Begin

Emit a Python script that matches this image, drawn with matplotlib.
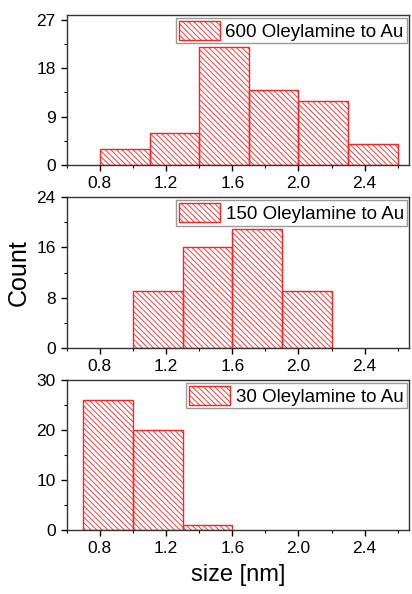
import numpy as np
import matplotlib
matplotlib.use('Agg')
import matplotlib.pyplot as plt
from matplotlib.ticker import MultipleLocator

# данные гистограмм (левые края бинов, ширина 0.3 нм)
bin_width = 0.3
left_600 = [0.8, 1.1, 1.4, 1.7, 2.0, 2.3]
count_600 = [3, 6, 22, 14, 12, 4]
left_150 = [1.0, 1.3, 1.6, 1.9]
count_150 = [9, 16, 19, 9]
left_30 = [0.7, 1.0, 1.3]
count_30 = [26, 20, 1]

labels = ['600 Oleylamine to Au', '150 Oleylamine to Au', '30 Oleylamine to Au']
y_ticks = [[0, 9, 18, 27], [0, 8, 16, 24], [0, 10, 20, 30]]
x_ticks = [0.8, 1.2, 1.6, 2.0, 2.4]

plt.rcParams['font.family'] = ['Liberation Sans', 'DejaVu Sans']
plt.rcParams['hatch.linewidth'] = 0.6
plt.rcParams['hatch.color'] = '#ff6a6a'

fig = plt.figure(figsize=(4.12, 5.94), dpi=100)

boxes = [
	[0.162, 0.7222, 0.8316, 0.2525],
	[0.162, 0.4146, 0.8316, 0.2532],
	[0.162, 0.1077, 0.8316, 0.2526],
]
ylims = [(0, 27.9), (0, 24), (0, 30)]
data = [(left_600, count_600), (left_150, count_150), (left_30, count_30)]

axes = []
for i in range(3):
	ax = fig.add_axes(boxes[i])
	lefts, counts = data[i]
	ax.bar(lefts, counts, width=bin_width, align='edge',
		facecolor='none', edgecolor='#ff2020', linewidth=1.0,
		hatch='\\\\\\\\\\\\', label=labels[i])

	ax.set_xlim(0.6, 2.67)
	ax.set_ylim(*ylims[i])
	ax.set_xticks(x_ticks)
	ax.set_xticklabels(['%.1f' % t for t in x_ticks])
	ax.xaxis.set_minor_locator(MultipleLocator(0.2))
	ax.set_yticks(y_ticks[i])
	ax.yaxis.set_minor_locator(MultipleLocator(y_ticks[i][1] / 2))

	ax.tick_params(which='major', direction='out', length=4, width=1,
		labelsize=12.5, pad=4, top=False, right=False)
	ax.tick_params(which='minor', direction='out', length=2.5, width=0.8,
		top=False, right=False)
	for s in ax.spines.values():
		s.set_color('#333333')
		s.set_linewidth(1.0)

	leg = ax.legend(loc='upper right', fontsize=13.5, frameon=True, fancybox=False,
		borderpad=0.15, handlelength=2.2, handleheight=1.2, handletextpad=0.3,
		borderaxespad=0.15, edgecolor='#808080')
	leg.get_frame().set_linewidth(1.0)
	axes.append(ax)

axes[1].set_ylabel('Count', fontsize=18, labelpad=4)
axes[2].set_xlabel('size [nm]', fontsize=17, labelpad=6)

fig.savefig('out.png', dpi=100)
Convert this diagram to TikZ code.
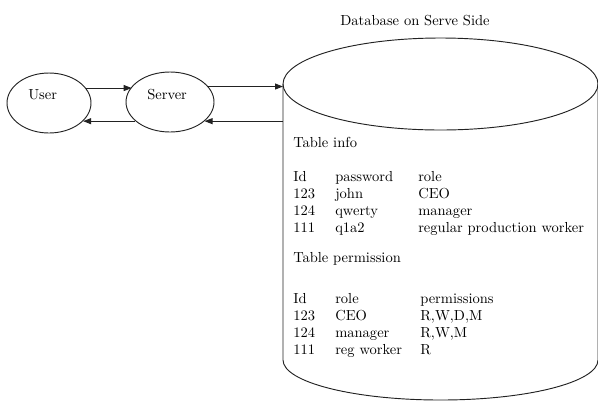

End

DIRECTION » Copy every record above exactly, leaving out any pictures.

RESULT FOR THIS EXERCISE »
Emit a Python script that matches this image, drawn with matplotlib.
import numpy as np
import matplotlib
matplotlib.use('Agg')
import matplotlib.pyplot as plt
from matplotlib.ticker import MultipleLocator

# данные гистограмм (левые края бинов, ширина 0.3 нм)
bin_width = 0.3
left_600 = [0.8, 1.1, 1.4, 1.7, 2.0, 2.3]
count_600 = [3, 6, 22, 14, 12, 4]
left_150 = [1.0, 1.3, 1.6, 1.9]
count_150 = [9, 16, 19, 9]
left_30 = [0.7, 1.0, 1.3]
count_30 = [26, 20, 1]

labels = ['600 Oleylamine to Au', '150 Oleylamine to Au', '30 Oleylamine to Au']
y_ticks = [[0, 9, 18, 27], [0, 8, 16, 24], [0, 10, 20, 30]]
x_ticks = [0.8, 1.2, 1.6, 2.0, 2.4]

plt.rcParams['font.family'] = ['Liberation Sans', 'DejaVu Sans']
plt.rcParams['hatch.linewidth'] = 0.6
plt.rcParams['hatch.color'] = '#ff6a6a'

fig = plt.figure(figsize=(4.12, 5.94), dpi=100)

boxes = [
	[0.162, 0.7222, 0.8316, 0.2525],
	[0.162, 0.4146, 0.8316, 0.2532],
	[0.162, 0.1077, 0.8316, 0.2526],
]
ylims = [(0, 27.9), (0, 24), (0, 30)]
data = [(left_600, count_600), (left_150, count_150), (left_30, count_30)]

axes = []
for i in range(3):
	ax = fig.add_axes(boxes[i])
	lefts, counts = data[i]
	ax.bar(lefts, counts, width=bin_width, align='edge',
		facecolor='none', edgecolor='#ff2020', linewidth=1.0,
		hatch='\\\\\\\\\\\\', label=labels[i])

	ax.set_xlim(0.6, 2.67)
	ax.set_ylim(*ylims[i])
	ax.set_xticks(x_ticks)
	ax.set_xticklabels(['%.1f' % t for t in x_ticks])
	ax.xaxis.set_minor_locator(MultipleLocator(0.2))
	ax.set_yticks(y_ticks[i])
	ax.yaxis.set_minor_locator(MultipleLocator(y_ticks[i][1] / 2))

	ax.tick_params(which='major', direction='out', length=4, width=1,
		labelsize=12.5, pad=4, top=False, right=False)
	ax.tick_params(which='minor', direction='out', length=2.5, width=0.8,
		top=False, right=False)
	for s in ax.spines.values():
		s.set_color('#333333')
		s.set_linewidth(1.0)

	leg = ax.legend(loc='upper right', fontsize=13.5, frameon=True, fancybox=False,
		borderpad=0.15, handlelength=2.2, handleheight=1.2, handletextpad=0.3,
		borderaxespad=0.15, edgecolor='#808080')
	leg.get_frame().set_linewidth(1.0)
	axes.append(ax)

axes[1].set_ylabel('Count', fontsize=18, labelpad=4)
axes[2].set_xlabel('size [nm]', fontsize=17, labelpad=6)

fig.savefig('out.png', dpi=100)
Convert this diagram to TikZ code.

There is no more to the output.